As “the fourth of a string of popular Wenhua films,” Long Live The Missus! was widely assailed by the press and has been praised by critics across Taiwan Straits as an ‘absolutely underestimated masterpiece in the history of Chinese cinema’ and considered ‘the best Chinese comedy ever made.’ Long Live The Missus! was positively received partially due to the fact that it had catered to the Shanghai audience's appetite for family melodrama and films that dealt with women in familial and social situations.

Long Live the Missus! has been described as a generally apolitical film in terms of theme and tone, and it is true that issues of rich and poor do not surface in its story. However, much of Eileen Chang’s work contains themes of seduction and betrayal, and this film is not without its ‘political’ points relating to women. In addition to the portrayal of ordinary Shanghai women in a time of economic crisis and cultural conflicts, this film brings awareness to gender relationships, middle-class family life, and the complex politics of Chinese cinema in post-war China.

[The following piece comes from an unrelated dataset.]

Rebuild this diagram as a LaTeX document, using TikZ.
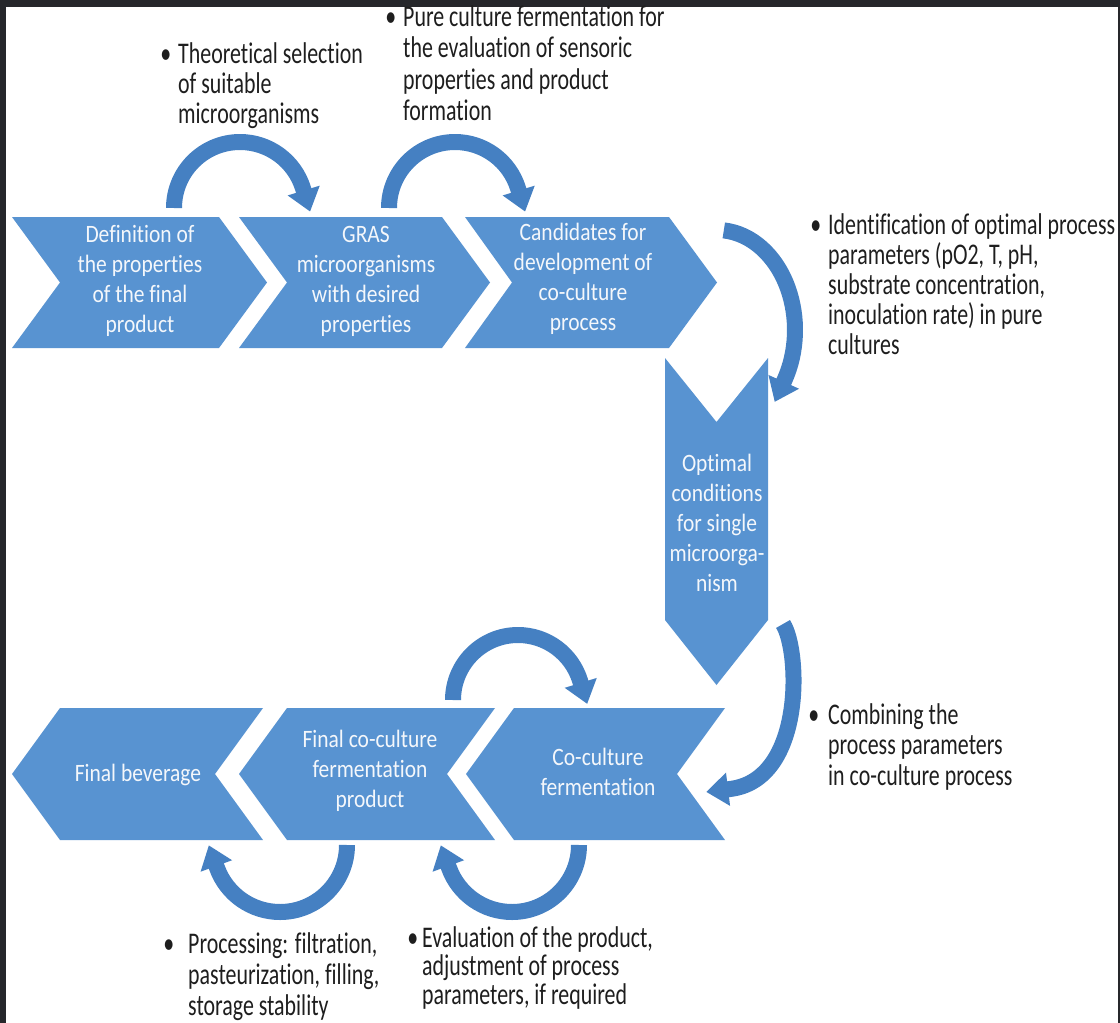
\documentclass[tikz,border=0pt]{standalone}
\usepackage{fontspec}
\setmainfont{Carlito}
\newfontfamily\chevfont[FakeStretch=0.86,Ligatures=NoCommon]{Carlito}
\newfontfamily\notefont[FakeStretch=0.73,Ligatures=NoCommon]{Carlito}
\usetikzlibrary{arrows.meta}
\definecolor{chevblue}{HTML}{5893D1}
\definecolor{arrowblue}{HTML}{4580C2}
\definecolor{framedark}{HTML}{26272B}
\definecolor{notegray}{HTML}{1E1E1E}
\definecolor{chevtxt}{HTML}{F4F7FB}
\tikzset{
  chev/.style={fill=chevblue},
  chevtext/.style={align=center, text=chevtxt, font=\chevfont\fontsize{25}{30}\selectfont, inner sep=0pt},
  carrow/.style={draw=arrowblue, line width=16pt, line join=round, -{Triangle[width=32pt,length=22pt]}},
  note/.style={anchor=base west, inner sep=0pt, text=notegray},
}
\newcommand\notebox[3][30]{\parbox[t]{320pt}{\notefont\fontsize{30}{#1}\selectfont\raggedright\leavevmode\llap{\textbullet\hspace{#2}}#3}}
\begin{document}
\begin{tikzpicture}[x=1pt,y=-1pt]
\useasboundingbox (0,0) rectangle (1120,1023);
\fill[framedark] (0,0) rectangle (1120,1023);
\fill[white] (6,7) rectangle (1118,1023);

% top row chevrons
\fill[chev] (12,217) -- (219,217) -- (267,282.5) -- (219,348) -- (12,348) -- (60,282.5) -- cycle;
\fill[chev] (239,217) -- (442,217) -- (490,282.5) -- (442,348) -- (239,348) -- (287,282.5) -- cycle;
\fill[chev] (465,217) -- (669,217) -- (717,282.5) -- (669,348) -- (465,348) -- (512,282.5) -- cycle;
% vertical chevron
\fill[chev] (665,358) -- (716.5,422) -- (768,358) -- (768,620) -- (716.5,685) -- (665,620) -- cycle;
% bottom row chevrons
\fill[chev] (12,774) -- (60,708) -- (263,708) -- (215,774) -- (263,840) -- (60,840) -- cycle;
\fill[chev] (239,774) -- (287,708) -- (495,708) -- (447,774) -- (495,840) -- (287,840) -- cycle;
\fill[chev] (466,774) -- (514,708) -- (725,708) -- (677,774) -- (725,840) -- (514,840) -- cycle;

% chevron texts
\node[chevtext] (c1) at (140,281) {Definition of\\the properties\\of the final\\product};
\node[chevtext] (c2) at (366,281) {GRAS\\microorganisms\\with desired\\properties};
\node[chevtext] (c3) at (583,279) {Candidates for\\development of\\co-culture\\process};
\node[chevtext] (c4) at (717,523) {Optimal\\conditions\\for single\\microorga-\\nism};
\node[chevtext] (c5) at (138,775) {Final beverage};
\node[chevtext] (c6) at (370,771) {Final co-culture\\fermentation\\product};
\node[chevtext] (c7) at (598,772) {Co-culture\\fermentation};

% curved arrows
\coordinate (a1s) at (174,208);   \coordinate (a1e) at (310.1,211.6);
\coordinate (a2s) at (389,208);   \coordinate (a2e) at (525.1,211.6);
\coordinate (a3s) at (723.8,230.4); \coordinate (a3e) at (774.7,401.9);
\coordinate (a4s) at (783,624);   \coordinate (a4m) at (730,789); \coordinate (a4e) at (706.2,791.9);
\coordinate (a5s) at (453,700);   \coordinate (a5e) at (587.2,703.9);
\coordinate (a6s) at (347,845);   \coordinate (a6e) at (208.8,845.3);
\coordinate (a7s) at (579,845);   \coordinate (a7e) at (440.8,845.3);

\draw[carrow] (a1s) arc[start angle=-180, end angle=-17, radius=66] -- (a1e);
\draw[carrow] (a2s) arc[start angle=-180, end angle=-17, radius=66] -- (a2e);
\draw[carrow] (a3s) arc[start angle=-85, end angle=30, x radius=78, y radius=100] -- (a3e);
\draw[carrow] (a4s) .. controls (800,650) and (805,780) .. (a4m) -- (a4e);
\draw[carrow] (a5s) arc[start angle=-180, end angle=-17, radius=65] -- (a5e);
\draw[carrow] (a6s) arc[start angle=0, end angle=160, radius=67] -- (a6e);
\draw[carrow] (a7s) arc[start angle=0, end angle=160, radius=67] -- (a7e);

% notes
\node[note] (tA) at (178,63) {\notebox{7pt}{Theoretical selection\\of suitable\\microorganisms}};
\node[note] (tB) at (403,26) {\notebox[31.5]{7pt}{Pure culture fermentation for\\the evaluation of sensoric\\properties and product\\formation}};
\node[note] (tC) at (828,234) {\notebox{7pt}{Identification of optimal process\\parameters (pO2, T, pH,\\substrate concentration,\\inoculation rate) in pure\\cultures}};
\node[note] (tD) at (828,724) {\notebox[30.5]{9pt}{Combining the\\process parameters\\in co-culture process}};
\node[note] (tE) at (188,953) {\notebox[31]{14pt}{Processing: filtration,\\pasteurization, filling,\\storage stability}};
\node[note] (tF) at (422,947) {\notebox[28.5]{4pt}{Evaluation of the product,\\adjustment of process\\parameters, if required}};
\end{tikzpicture}
\end{document}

The film was attached to the biography of Eileen Chang. She was denounced as "a walking corpse from the Occupation period," and her film "encourages the audience to continue indulging in their familiar xiao shimin world of stupor and misery," by asking women to "continue making willing sacrifice."

Chinese scholars Sun Yu and Zheng Xin argue that Sang Hu transformed Eileen Chang's tragic depictions of an "ephemeral age" into a more optimistic and lighthearted perspective using his comic techniques.

In 2005, the film was voted #81 in the list of the Best 100 Chinese Motion Pictures at the Hong Kong Film Awards.